The NZSA E.H. McCormick Best First Book Award for Non-Fiction goes to Mates & Lovers: A History of Gay New Zealand by Chris Brickell (Godwit).

The Awards’ judging panel says Brickell’s winning book is a fascinating and pioneering exploration of a significant part of our social history.

‘Mates and Lovers finds a balance between serious and popular history that does justice to both.’

Each NZSA Best First Book Awards category winner received $2,500.

Book Publishers Association (BPANZ) Reviewer and Review Page or Programme Awards

The BPANZ Review Awards recognise the importance of articulate, responsible, independent and informed criticism in maintaining a vital, healthy literary culture. The two judges for these awards in 2009 were literary festival co-ordinator, director of Hagley Writers’ Institute, book critic and broadcaster, Morrin Rout, and editor, author and book critic, Stephen Stratford.
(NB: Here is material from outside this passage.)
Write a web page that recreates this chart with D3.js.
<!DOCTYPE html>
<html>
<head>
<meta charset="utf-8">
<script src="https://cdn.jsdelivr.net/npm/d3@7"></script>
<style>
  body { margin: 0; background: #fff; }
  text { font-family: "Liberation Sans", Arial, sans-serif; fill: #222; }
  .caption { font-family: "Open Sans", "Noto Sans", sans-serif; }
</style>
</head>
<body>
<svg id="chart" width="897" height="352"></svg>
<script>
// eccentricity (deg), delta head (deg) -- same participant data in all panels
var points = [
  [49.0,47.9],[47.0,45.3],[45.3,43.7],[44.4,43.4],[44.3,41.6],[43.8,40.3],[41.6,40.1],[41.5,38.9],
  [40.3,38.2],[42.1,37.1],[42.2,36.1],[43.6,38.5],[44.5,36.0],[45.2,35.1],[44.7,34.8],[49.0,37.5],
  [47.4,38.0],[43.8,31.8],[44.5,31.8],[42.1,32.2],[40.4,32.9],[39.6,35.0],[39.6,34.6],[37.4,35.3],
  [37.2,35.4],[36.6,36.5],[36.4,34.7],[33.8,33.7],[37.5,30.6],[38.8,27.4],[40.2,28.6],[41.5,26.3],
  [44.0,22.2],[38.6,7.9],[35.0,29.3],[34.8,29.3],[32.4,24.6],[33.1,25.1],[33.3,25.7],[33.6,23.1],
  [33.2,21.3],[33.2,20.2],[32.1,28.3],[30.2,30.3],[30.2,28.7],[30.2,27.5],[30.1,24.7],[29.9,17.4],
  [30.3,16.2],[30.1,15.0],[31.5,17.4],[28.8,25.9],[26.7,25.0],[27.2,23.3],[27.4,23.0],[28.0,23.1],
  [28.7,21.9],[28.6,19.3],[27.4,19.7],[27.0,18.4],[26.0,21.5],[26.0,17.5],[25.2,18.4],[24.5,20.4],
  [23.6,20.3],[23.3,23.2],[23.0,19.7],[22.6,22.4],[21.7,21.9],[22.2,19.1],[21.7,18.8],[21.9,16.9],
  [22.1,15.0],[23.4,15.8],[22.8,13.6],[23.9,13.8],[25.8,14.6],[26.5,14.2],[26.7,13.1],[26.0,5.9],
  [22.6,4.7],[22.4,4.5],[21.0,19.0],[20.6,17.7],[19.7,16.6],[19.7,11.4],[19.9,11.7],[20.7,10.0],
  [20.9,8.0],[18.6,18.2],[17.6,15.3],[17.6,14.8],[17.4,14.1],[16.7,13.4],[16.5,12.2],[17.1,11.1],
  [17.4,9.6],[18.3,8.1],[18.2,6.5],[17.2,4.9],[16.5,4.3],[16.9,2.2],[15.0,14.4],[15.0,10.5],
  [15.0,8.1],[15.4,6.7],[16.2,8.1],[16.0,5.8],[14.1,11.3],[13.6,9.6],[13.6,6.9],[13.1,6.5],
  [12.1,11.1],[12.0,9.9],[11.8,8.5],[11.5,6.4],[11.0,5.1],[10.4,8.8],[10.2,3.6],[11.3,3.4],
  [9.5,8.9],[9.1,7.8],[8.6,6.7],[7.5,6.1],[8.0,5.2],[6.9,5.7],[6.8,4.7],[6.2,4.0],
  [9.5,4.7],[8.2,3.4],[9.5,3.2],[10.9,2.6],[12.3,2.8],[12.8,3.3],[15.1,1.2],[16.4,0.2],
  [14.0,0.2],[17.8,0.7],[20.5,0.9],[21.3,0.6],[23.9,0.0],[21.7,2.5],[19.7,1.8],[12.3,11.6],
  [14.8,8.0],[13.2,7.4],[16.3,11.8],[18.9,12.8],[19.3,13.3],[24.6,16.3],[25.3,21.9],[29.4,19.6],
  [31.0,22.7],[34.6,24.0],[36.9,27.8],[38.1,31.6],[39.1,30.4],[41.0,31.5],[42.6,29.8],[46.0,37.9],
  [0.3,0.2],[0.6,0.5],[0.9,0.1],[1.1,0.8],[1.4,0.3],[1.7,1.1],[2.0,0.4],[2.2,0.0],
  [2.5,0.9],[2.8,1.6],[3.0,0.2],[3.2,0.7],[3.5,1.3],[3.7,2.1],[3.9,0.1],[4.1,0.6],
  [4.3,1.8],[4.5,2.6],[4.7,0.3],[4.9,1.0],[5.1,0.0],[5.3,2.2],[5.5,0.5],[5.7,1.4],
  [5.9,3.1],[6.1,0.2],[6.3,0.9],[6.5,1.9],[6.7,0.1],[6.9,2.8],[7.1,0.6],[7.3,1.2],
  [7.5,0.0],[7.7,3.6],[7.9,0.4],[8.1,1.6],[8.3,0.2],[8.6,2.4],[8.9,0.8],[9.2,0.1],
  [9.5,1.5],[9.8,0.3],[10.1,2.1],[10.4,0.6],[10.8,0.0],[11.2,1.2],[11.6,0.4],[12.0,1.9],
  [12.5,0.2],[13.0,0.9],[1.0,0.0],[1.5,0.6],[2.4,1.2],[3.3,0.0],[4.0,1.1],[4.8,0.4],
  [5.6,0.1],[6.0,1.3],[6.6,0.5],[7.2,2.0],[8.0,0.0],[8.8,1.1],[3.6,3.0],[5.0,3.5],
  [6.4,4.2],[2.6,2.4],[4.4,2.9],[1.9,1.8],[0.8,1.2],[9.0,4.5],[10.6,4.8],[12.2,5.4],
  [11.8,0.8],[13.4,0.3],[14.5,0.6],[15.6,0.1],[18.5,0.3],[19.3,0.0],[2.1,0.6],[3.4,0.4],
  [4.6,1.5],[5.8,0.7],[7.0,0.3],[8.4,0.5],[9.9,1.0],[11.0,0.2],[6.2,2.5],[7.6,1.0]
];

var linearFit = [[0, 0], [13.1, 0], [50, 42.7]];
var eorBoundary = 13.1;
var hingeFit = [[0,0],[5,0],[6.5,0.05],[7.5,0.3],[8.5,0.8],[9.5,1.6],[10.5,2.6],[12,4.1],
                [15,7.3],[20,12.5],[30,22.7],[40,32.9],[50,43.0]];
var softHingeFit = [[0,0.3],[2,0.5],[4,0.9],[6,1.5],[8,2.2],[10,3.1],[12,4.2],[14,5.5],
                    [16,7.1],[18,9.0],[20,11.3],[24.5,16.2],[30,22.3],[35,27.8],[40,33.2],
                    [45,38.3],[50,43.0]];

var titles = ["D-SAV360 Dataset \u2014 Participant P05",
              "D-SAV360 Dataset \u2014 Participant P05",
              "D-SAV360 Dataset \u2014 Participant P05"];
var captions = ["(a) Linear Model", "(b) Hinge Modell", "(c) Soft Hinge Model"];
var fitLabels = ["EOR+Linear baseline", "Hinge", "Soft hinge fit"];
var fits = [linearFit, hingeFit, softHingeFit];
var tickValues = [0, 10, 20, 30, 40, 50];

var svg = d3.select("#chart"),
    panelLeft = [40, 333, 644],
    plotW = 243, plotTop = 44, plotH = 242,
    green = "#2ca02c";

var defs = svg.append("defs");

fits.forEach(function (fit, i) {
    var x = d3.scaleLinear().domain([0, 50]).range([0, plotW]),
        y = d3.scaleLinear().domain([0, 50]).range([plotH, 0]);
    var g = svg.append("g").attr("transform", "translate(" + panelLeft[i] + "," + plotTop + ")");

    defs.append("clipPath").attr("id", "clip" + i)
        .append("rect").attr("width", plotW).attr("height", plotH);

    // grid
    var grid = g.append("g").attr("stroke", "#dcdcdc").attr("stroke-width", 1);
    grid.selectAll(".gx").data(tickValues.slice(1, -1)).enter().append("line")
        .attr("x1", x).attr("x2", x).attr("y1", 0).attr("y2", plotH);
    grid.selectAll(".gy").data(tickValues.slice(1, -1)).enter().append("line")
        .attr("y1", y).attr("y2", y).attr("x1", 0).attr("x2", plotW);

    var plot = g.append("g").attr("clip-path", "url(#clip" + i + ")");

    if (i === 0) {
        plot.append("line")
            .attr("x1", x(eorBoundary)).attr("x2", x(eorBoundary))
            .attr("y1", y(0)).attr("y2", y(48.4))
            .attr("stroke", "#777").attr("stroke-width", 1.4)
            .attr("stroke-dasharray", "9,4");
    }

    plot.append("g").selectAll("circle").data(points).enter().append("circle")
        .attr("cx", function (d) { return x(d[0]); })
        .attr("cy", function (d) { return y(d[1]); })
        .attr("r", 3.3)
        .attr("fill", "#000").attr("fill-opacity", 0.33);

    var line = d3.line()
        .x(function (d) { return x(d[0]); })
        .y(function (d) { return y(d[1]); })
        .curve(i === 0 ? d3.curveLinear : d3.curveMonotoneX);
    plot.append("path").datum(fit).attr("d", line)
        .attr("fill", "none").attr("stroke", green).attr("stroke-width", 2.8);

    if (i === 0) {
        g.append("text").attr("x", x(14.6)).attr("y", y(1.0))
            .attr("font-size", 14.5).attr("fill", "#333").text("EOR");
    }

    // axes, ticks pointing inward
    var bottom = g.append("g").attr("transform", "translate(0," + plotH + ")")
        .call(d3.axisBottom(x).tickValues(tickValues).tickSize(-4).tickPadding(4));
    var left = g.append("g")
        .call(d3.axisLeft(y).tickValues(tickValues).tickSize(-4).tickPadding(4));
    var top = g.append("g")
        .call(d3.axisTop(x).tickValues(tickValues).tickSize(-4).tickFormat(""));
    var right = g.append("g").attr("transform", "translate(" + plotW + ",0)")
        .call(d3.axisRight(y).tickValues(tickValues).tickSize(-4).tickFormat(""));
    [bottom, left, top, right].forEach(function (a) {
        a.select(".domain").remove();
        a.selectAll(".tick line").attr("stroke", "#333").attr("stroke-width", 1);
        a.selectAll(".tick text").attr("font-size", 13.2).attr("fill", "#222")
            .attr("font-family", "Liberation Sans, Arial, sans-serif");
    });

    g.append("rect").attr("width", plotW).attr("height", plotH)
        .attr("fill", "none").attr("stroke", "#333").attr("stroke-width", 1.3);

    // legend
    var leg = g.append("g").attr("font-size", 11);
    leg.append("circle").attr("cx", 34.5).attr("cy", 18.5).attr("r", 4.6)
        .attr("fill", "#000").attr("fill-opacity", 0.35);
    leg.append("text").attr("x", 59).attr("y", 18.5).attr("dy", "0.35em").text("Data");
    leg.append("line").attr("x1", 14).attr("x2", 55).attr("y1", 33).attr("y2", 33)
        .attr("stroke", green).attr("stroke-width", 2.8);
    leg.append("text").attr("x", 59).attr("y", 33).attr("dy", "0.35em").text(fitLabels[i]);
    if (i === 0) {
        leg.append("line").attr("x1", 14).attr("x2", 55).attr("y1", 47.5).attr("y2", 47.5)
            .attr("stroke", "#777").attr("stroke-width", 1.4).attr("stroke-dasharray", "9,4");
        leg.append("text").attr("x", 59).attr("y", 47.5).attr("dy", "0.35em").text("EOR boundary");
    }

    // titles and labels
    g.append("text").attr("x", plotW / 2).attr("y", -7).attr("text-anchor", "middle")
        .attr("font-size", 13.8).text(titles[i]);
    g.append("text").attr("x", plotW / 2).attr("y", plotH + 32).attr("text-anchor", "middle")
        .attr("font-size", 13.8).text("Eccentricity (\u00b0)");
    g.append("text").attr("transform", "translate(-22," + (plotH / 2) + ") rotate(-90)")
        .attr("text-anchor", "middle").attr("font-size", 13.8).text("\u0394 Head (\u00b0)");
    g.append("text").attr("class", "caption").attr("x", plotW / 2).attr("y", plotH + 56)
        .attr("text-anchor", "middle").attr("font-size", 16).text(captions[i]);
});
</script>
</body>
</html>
New Zealand Listener reviewer David Eggleton won the BPANZ Reviewer of the Year Award ahead of Sunday Star-Times reviewers and finalists, Helen Watson White and Clare McIntosh.

The judges said that David Eggleton’s reviews were a joy to read ‘he brings an impressive depth of knowledge to his unfailingly perceptive reviews, especially in the visual arts and poetry.’

A special acknowledgment was given to Iain Sharp’s intelligence and wit in his Landfall reviews, and to Mick Ludden for his skill with short reviews in the Wairarapa Times-Age.

The BPANZ Reviewer of the Year received a $1,000 prize.

The overall winner of the BPANZ Best Review Page or Programme Award goes to the New Zealand Listener.

The judges said the best Listener reviews are mini-essays, “serious but never dull, the writing is consistently engaging and stylish”, with a pleasing balance maintained between New Zealand and international books.

Special acknowledgements went to the Otago Daily Times and literary magazine Landfall.

The principal sponsors of the Montana New Zealand Book Awards are Montana and Creative New Zealand. The awards are managed by Booksellers New Zealand and supported by the Book Publishers Association of New Zealand, the New Zealand Society of Authors and Book Tokens (NZ) Ltd.